▶ _EXERCISE_
Write out the entire listing below exactly as it appears, minus any pictures.

# # #

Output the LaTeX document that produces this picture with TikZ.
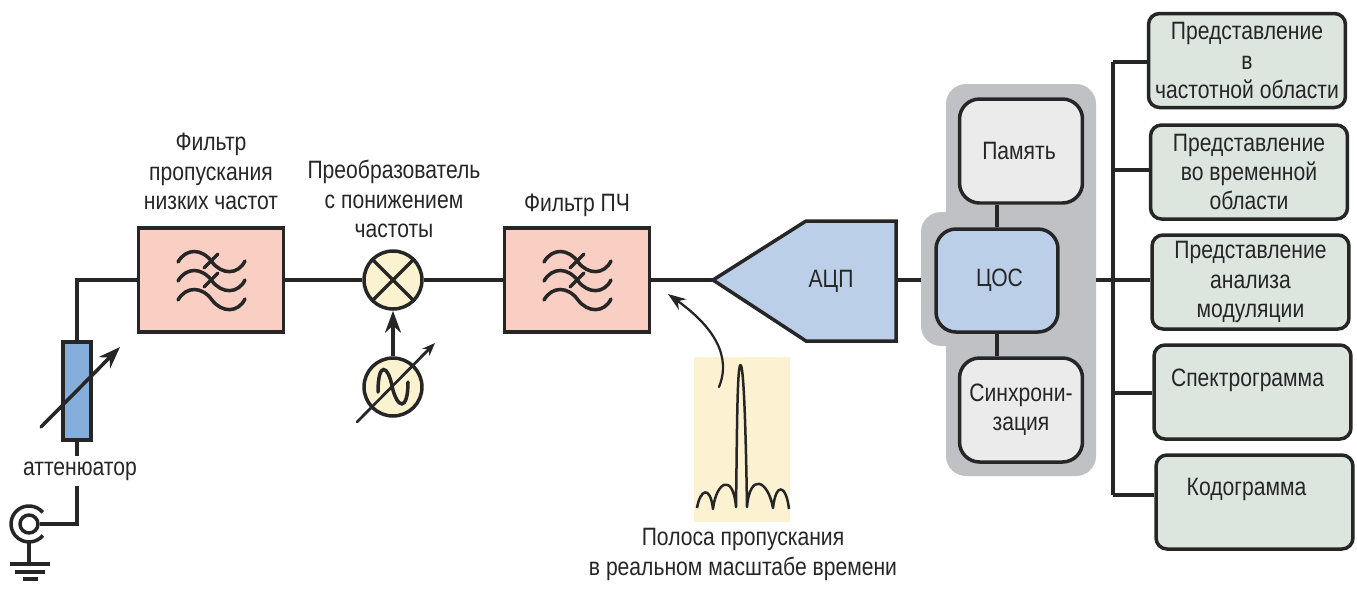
\documentclass[tikz,border=0pt]{standalone}
\usepackage{fontspec}
\setmainfont[FakeStretch=0.84]{Liberation Sans}
\usetikzlibrary{arrows.meta}

\definecolor{inkline}{HTML}{262626}
\definecolor{filterfill}{HTML}{F8CFC2}
\definecolor{mixfill}{HTML}{FBF3D0}
\definecolor{attfill}{HTML}{85AEDB}
\definecolor{dspfill}{HTML}{BBCFE9}
\definecolor{grayblock}{HTML}{BFC1C4}
\definecolor{auxfill}{HTML}{EBEBEB}
\definecolor{viewfill}{HTML}{DCE6DF}
\definecolor{bandfill}{HTML}{FCF2D2}

\tikzset{
  caption/.style={align=center,inner sep=0pt,text=inkline,font=\fontsize{14.3}{16.7}\selectfont},
  filter node/.style={rectangle,draw=inkline,fill=filterfill,minimum width=2.9cm,minimum height=2.08cm},
  mix node/.style={circle,draw=inkline,fill=mixfill,minimum size=1.16cm,inner sep=0pt},
  aux node/.style={caption,rectangle,rounded corners=0.4cm,draw=inkline,fill=auxfill,minimum width=2.46cm,minimum height=2.08cm},
  view node/.style={caption,rectangle,rounded corners=0.22cm,draw=inkline,fill=viewfill,minimum width=3.94cm,minimum height=1.88cm},
  bigtip/.style={-{Stealth[length=0.44cm,width=0.32cm]}},
  curvetip/.style={-{Stealth[length=0.36cm,width=0.26cm]}},
  smalltip/.style={-{Stealth[length=0.26cm,width=0.2cm]}},
  filter wave/.pic={
    \foreach \dy in {-19,0,19} {
      \draw[line width=0.07cm,line cap=round] (-33,\dy) .. controls (-25,-14+\dy) and (-9,-14+\dy) .. (1,\dy)
        .. controls (11,13+\dy) and (27,13+\dy) .. (34,-1+\dy);
    }
    \foreach \dy in {-19,0} {
      \draw[line width=0.07cm,line cap=round] (-7,6+\dy) -- (7,-8+\dy);
    }
  }
}

\begin{document}
\begin{tikzpicture}[x=0.02cm,y=-0.02cm,line width=0.07cm,draw=inkline]
  \useasboundingbox (0,0) rectangle (1357,600);

  % gray back of the processor
  \fill[grayblock,rounded corners=0.4cm] (946,84) rectangle (1096,476);
  \fill[grayblock,rounded corners=0.4cm] (921,212) rectangle (990,346);
  \fill[bandfill] (694,357) rectangle (790,522);

  \node[filter node] (lpf) at (211,280) {};
  \pic at (211,281) {filter wave};
  \node[filter node] (iff) at (577,280) {};
  \pic at (577,281) {filter wave};
  \node[mix node] (mix) at (393,280) {};
  \node[mix node] (osc) at (393,387) {};
  \node[rectangle,draw=inkline,fill=attfill,minimum width=0.56cm,minimum height=1.96cm] (att) at (77,391) {};
  \node[caption,minimum height=0.52cm] (attname) at (80,471) {аттенюатор};
  \node[circle,draw=inkline,minimum size=0.36cm,inner sep=0pt] (conn) at (29,524) {};
  \coordinate (gndtop) at (29,542);
  \coordinate (gnd) at (29,564);

  \coordinate (adctip) at (713,280);
  \draw[fill=dspfill,line join=miter] (adctip) -- (806,221) -- (896,221) -- (896,341) -- (806,341) -- cycle;
  \node[caption] (adc) at (831,281) {АЦП};
  \coordinate (adcout) at (896,280);
  \coordinate (blockin) at (921,280);
  \coordinate (blockout) at (1096,280);

  \node[aux node] (mem) at (1021,151) {Память\hspace{0.08cm}};
  \node[aux node,fill=dspfill,minimum width=2.44cm,minimum height=2.06cm] (dsp) at (997,280.5) {\hspace{0.1cm}ЦОС};
  \node[aux node] (sync) at (1021,410) {Синхрони-\\зация};

  % output views
  \node[view node] (freq) at (1247,60.5) {Представление\\в\\частотной области};
  \node[view node] (time) at (1249,172) {Представление\\во временной\\области};
  \node[view node] (modul) at (1250.5,282) {Представление\\анализа\\модуляции};
  \node[view node] (spec) at (1252.5,392) {Спектрограмма\hspace{0.2cm}\mbox{}\\\mbox{}};
  \node[view node] (code) at (1254.5,502) {Кодограмма\hspace{0.32cm}\mbox{}\\\mbox{}};
  \coordinate (bustop) at (1113,62);
  \coordinate (bus2) at (1113,170);
  \coordinate (bus3) at (1113,280);
  \coordinate (bus4) at (1113,393);
  \coordinate (busend) at (1113,495);

  \draw (att.north) |- (lpf.west);
  \draw (lpf.east) -- (mix.west);
  \draw (mix.east) -- (iff.west);
  \draw (iff.east) -- (adctip);
  \draw (adcout) -- (blockin);
  \draw (mem.south -| dsp) -- (dsp.north);
  \draw (sync.north -| dsp) -- (dsp.south);
  \draw (blockout) -- (bus3);
  \draw (att.south) -- (attname.north -| att);
  \draw (attname.south -| att) |- (conn.east);
  \draw (bustop) -- (busend);
  \draw (bustop) -- (bustop -| freq.west);
  \draw (bus2) -- (bus2 -| time.west);
  \draw (bus3) -- (bus3 -| modul.west);
  \draw (bus4) -- (bus4 -| spec.west);
  \draw (busend) -- (busend -| code.west);

  % connector and ground
  \draw (42.8,512.4) arc[start angle=40,end angle=320,radius=0.36cm];
  \draw (gndtop) -- (gnd);
  \draw (10,564) -- (50,564) (15,572) -- (45,572) (23,579) -- (38,579);

  % mixer cross and local oscillator
  \draw (mix.45) -- (mix.225) (mix.135) -- (mix.315);
  \draw[bigtip] (osc.north) -- (mix.south);
  \draw[line cap=round] (378,392) .. controls (378,361) and (388,365) .. (392,386)
    .. controls (397,409) and (408,412) .. (408,382);
  \draw[smalltip,line width=0.055cm,line cap=round] (357,422) -- (435,343);
  \draw[bigtip,line cap=round] (41,427) -- (120,347);

  % spectrum of the band
  \draw[line width=0.05cm,line join=round] (697,508) .. controls (700,490) and (710,484) .. (713,509)
    .. controls (716,482) and (733,472) .. (736,507)
    .. controls (737,440) and (737,365) .. (740.5,365)
    .. controls (744,365) and (746,440) .. (747,507)
    .. controls (750,472) and (768,480) .. (773,508)
    .. controls (776,482) and (786,484) .. (789,509);
  \draw[curvetip,line width=0.045cm,line cap=round] (719,387) .. controls (728,365) and (725,335) .. (668,294);

  % captions
  \node[caption] (lpfname) at (211,171.5) {Фильтр\\пропускания\\низких частот};
  \node[caption] (mixname) at (394,199) {Преобразователь\\с понижением\\частоты};
  \node[caption] (iffname) at (577,205) {Фильтр ПЧ};
  \node[caption] (bandname) at (743,554.5) {Полоса пропускания\\в реальном масштабе времени};
\end{tikzpicture}
\end{document}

# # #

▶ _THE SOLUTION_
Output the LaTeX document that produces this picture with TikZ.
\documentclass[tikz,border=0pt]{standalone}
\usepackage{fontspec}
\setmainfont[FakeStretch=0.84]{Liberation Sans}
\usetikzlibrary{arrows.meta}

\definecolor{inkline}{HTML}{262626}
\definecolor{filterfill}{HTML}{F8CFC2}
\definecolor{mixfill}{HTML}{FBF3D0}
\definecolor{attfill}{HTML}{85AEDB}
\definecolor{dspfill}{HTML}{BBCFE9}
\definecolor{grayblock}{HTML}{BFC1C4}
\definecolor{auxfill}{HTML}{EBEBEB}
\definecolor{viewfill}{HTML}{DCE6DF}
\definecolor{bandfill}{HTML}{FCF2D2}

\tikzset{
  caption/.style={align=center,inner sep=0pt,text=inkline,font=\fontsize{14.3}{16.7}\selectfont},
  filter node/.style={rectangle,draw=inkline,fill=filterfill,minimum width=2.9cm,minimum height=2.08cm},
  mix node/.style={circle,draw=inkline,fill=mixfill,minimum size=1.16cm,inner sep=0pt},
  aux node/.style={caption,rectangle,rounded corners=0.4cm,draw=inkline,fill=auxfill,minimum width=2.46cm,minimum height=2.08cm},
  view node/.style={caption,rectangle,rounded corners=0.22cm,draw=inkline,fill=viewfill,minimum width=3.94cm,minimum height=1.88cm},
  bigtip/.style={-{Stealth[length=0.44cm,width=0.32cm]}},
  curvetip/.style={-{Stealth[length=0.36cm,width=0.26cm]}},
  smalltip/.style={-{Stealth[length=0.26cm,width=0.2cm]}},
  filter wave/.pic={
    \foreach \dy in {-19,0,19} {
      \draw[line width=0.07cm,line cap=round] (-33,\dy) .. controls (-25,-14+\dy) and (-9,-14+\dy) .. (1,\dy)
        .. controls (11,13+\dy) and (27,13+\dy) .. (34,-1+\dy);
    }
    \foreach \dy in {-19,0} {
      \draw[line width=0.07cm,line cap=round] (-7,6+\dy) -- (7,-8+\dy);
    }
  }
}

\begin{document}
\begin{tikzpicture}[x=0.02cm,y=-0.02cm,line width=0.07cm,draw=inkline]
  \useasboundingbox (0,0) rectangle (1357,600);

  % gray back of the processor
  \fill[grayblock,rounded corners=0.4cm] (946,84) rectangle (1096,476);
  \fill[grayblock,rounded corners=0.4cm] (921,212) rectangle (990,346);
  \fill[bandfill] (694,357) rectangle (790,522);

  \node[filter node] (lpf) at (211,280) {};
  \pic at (211,281) {filter wave};
  \node[filter node] (iff) at (577,280) {};
  \pic at (577,281) {filter wave};
  \node[mix node] (mix) at (393,280) {};
  \node[mix node] (osc) at (393,387) {};
  \node[rectangle,draw=inkline,fill=attfill,minimum width=0.56cm,minimum height=1.96cm] (att) at (77,391) {};
  \node[caption,minimum height=0.52cm] (attname) at (80,471) {аттенюатор};
  \node[circle,draw=inkline,minimum size=0.36cm,inner sep=0pt] (conn) at (29,524) {};
  \coordinate (gndtop) at (29,542);
  \coordinate (gnd) at (29,564);

  \coordinate (adctip) at (713,280);
  \draw[fill=dspfill,line join=miter] (adctip) -- (806,221) -- (896,221) -- (896,341) -- (806,341) -- cycle;
  \node[caption] (adc) at (831,281) {АЦП};
  \coordinate (adcout) at (896,280);
  \coordinate (blockin) at (921,280);
  \coordinate (blockout) at (1096,280);

  \node[aux node] (mem) at (1021,151) {Память\hspace{0.08cm}};
  \node[aux node,fill=dspfill,minimum width=2.44cm,minimum height=2.06cm] (dsp) at (997,280.5) {\hspace{0.1cm}ЦОС};
  \node[aux node] (sync) at (1021,410) {Синхрони-\\зация};

  % output views
  \node[view node] (freq) at (1247,60.5) {Представление\\в\\частотной области};
  \node[view node] (time) at (1249,172) {Представление\\во временной\\области};
  \node[view node] (modul) at (1250.5,282) {Представление\\анализа\\модуляции};
  \node[view node] (spec) at (1252.5,392) {Спектрограмма\hspace{0.2cm}\mbox{}\\\mbox{}};
  \node[view node] (code) at (1254.5,502) {Кодограмма\hspace{0.32cm}\mbox{}\\\mbox{}};
  \coordinate (bustop) at (1113,62);
  \coordinate (bus2) at (1113,170);
  \coordinate (bus3) at (1113,280);
  \coordinate (bus4) at (1113,393);
  \coordinate (busend) at (1113,495);

  \draw (att.north) |- (lpf.west);
  \draw (lpf.east) -- (mix.west);
  \draw (mix.east) -- (iff.west);
  \draw (iff.east) -- (adctip);
  \draw (adcout) -- (blockin);
  \draw (mem.south -| dsp) -- (dsp.north);
  \draw (sync.north -| dsp) -- (dsp.south);
  \draw (blockout) -- (bus3);
  \draw (att.south) -- (attname.north -| att);
  \draw (attname.south -| att) |- (conn.east);
  \draw (bustop) -- (busend);
  \draw (bustop) -- (bustop -| freq.west);
  \draw (bus2) -- (bus2 -| time.west);
  \draw (bus3) -- (bus3 -| modul.west);
  \draw (bus4) -- (bus4 -| spec.west);
  \draw (busend) -- (busend -| code.west);

  % connector and ground
  \draw (42.8,512.4) arc[start angle=40,end angle=320,radius=0.36cm];
  \draw (gndtop) -- (gnd);
  \draw (10,564) -- (50,564) (15,572) -- (45,572) (23,579) -- (38,579);

  % mixer cross and local oscillator
  \draw (mix.45) -- (mix.225) (mix.135) -- (mix.315);
  \draw[bigtip] (osc.north) -- (mix.south);
  \draw[line cap=round] (378,392) .. controls (378,361) and (388,365) .. (392,386)
    .. controls (397,409) and (408,412) .. (408,382);
  \draw[smalltip,line width=0.055cm,line cap=round] (357,422) -- (435,343);
  \draw[bigtip,line cap=round] (41,427) -- (120,347);

  % spectrum of the band
  \draw[line width=0.05cm,line join=round] (697,508) .. controls (700,490) and (710,484) .. (713,509)
    .. controls (716,482) and (733,472) .. (736,507)
    .. controls (737,440) and (737,365) .. (740.5,365)
    .. controls (744,365) and (746,440) .. (747,507)
    .. controls (750,472) and (768,480) .. (773,508)
    .. controls (776,482) and (786,484) .. (789,509);
  \draw[curvetip,line width=0.045cm,line cap=round] (719,387) .. controls (728,365) and (725,335) .. (668,294);

  % captions
  \node[caption] (lpfname) at (211,171.5) {Фильтр\\пропускания\\низких частот};
  \node[caption] (mixname) at (394,199) {Преобразователь\\с понижением\\частоты};
  \node[caption] (iffname) at (577,205) {Фильтр ПЧ};
  \node[caption] (bandname) at (743,554.5) {Полоса пропускания\\в реальном масштабе времени};
\end{tikzpicture}
\end{document}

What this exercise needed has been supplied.